2. Apply fray block all around the border of the fabric and let it dry for a few minutes; this is optional as the borders will be covered with trim, but I thought it was worth the time as I didn’t want to see little threads popping out.
3. Instead of making a hem on the sides, I covered them with trim: Calculate and buy trim four times the length of your finished panel/shade, plus more for to use as tie-up ribbons. Apply fabric glue on the trim and position the trim on the edge of the fabric along the one length of the shade/panel. Glue a small surface at a time, about 15”, to keep the glue strong. It can get a little messy, but the glue dries clear, so don’t worry if you get some on the fabric. As you proceed, press the trim with your hand to straighten it. Glue the trim on the other side of the shade/panel and then on the two back sides, making sure that the front trims/ribbons are properly aligned with the ones on the back.
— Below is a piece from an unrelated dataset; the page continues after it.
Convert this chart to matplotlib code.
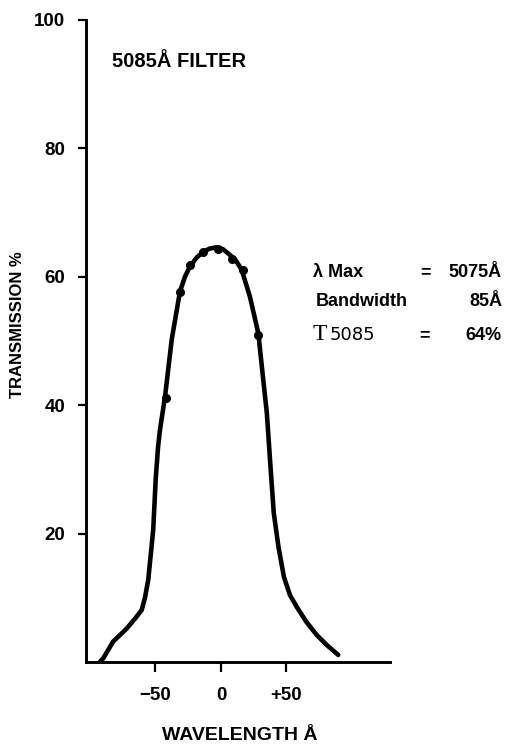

5. Attach the shade/panel to the curtain rod: Place the shade/panel good side down and position the rod on the top edge. If it is an extendable rod, simply keep it in place at the desired dimension with tape. Apply fabric glue along the rod and the fabric and roll the fabric around the curtain rod two or three times, adding glue between layers. Secure with clips and let dry for a few minutes. I used the Target Room Essentials Cafe Rod | Brushed Nickel, 28-48″priced at $3.59.
6. Add the wooden dowel: On the bottom edge of the panel, I inserted a wooden dowel inside the fabric ~ the hardware store will cut it to size at no additional charge. The dowel has to have the exact same width with the panel/shade. The wooden dowel will add weight to the panel when it is down so that it stays nice and straight. It will also help the process of rolling up the shade around it when the shade is up. To add the dowel, repeat the same process as for the curtain rod, rolling and gluing the fabric around the dowel a couple of times. If you are using a thick and sturdy trim, you might want to cut it an inch shorter than the panel/shade so that the edges are not too thick.
7. Add the tie-up ribbons: Cut two lengths of trim/ribbon, each long enough to make a bow when then shade is rolled up. Glue only part of if onto the panel/shade, on the front and on the back sides of the panel.
Before rolling up the shade for the first time, let the glue dry well.
The addition of a trim/ribbon on the edges of the fabric totally eliminates the need for a hem. For this heavy upholstery fabric, I used a heavy trim. A grosgrain ribbon would also work for most fabrics.
The dowel helps the fabric roll nicely around it and keeps it in place.
It is no secret that custom made shades cost a little fortune, not to mention that it takes professionals an awfully long time to complete an order. Who would know that this custom made roll-up shade is such an easy do-it-yourself project?
Almost all the rooms in the new house need window treatments, so I will be sharing many more ideas soon!